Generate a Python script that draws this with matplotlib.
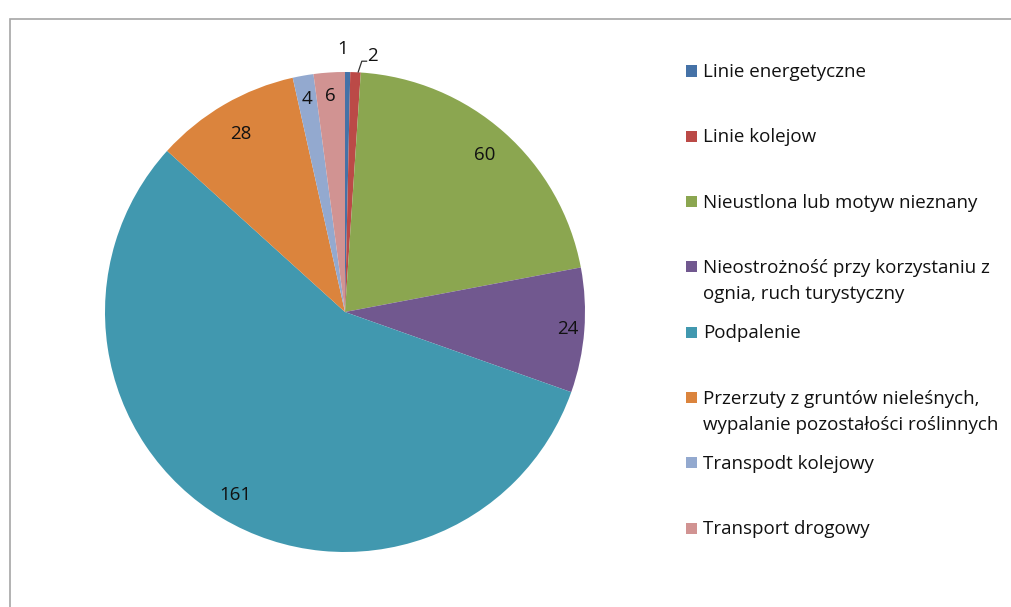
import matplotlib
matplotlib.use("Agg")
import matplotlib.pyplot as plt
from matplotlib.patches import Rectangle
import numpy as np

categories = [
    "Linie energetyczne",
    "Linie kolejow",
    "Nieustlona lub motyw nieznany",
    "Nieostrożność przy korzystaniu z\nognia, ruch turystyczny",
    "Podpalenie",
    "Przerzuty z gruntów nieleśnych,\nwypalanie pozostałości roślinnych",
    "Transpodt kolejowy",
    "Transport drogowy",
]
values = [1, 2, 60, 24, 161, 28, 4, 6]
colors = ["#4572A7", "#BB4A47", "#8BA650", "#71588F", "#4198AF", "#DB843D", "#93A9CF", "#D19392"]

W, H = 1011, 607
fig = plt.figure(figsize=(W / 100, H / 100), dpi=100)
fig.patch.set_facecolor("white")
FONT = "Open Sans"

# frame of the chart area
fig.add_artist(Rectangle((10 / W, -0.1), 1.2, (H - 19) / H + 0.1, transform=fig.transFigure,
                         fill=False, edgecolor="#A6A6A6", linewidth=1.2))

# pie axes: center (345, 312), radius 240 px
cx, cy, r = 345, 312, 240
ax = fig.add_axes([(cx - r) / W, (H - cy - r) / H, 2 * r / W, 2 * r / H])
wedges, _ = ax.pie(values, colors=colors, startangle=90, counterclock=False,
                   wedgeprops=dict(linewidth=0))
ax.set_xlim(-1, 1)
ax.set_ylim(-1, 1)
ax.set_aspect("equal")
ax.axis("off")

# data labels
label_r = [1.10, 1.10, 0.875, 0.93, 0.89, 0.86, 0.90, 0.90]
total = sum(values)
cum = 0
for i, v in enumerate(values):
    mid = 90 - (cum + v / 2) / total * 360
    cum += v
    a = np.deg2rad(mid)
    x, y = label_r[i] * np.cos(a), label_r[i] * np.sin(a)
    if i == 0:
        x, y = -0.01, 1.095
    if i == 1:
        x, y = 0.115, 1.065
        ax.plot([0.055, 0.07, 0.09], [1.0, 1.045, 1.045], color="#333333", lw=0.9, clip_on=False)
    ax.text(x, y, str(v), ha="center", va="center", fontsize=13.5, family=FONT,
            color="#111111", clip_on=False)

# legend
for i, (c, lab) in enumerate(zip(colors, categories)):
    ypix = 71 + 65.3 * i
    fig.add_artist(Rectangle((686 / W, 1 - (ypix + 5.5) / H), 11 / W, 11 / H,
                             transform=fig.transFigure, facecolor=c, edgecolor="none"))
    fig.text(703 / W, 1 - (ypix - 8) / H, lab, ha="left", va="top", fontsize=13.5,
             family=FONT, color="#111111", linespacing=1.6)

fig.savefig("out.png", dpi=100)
========
**TASK PROMPT:** Repeat only what lies between the start of the data and the end of the line containing "import numpy as np", exactly, with pictures left out.

**ANSWER TO THE PROBLEM:**
Generate a Python script that draws this with matplotlib.
import matplotlib
matplotlib.use("Agg")
import matplotlib.pyplot as plt
from matplotlib.patches import Rectangle
import numpy as np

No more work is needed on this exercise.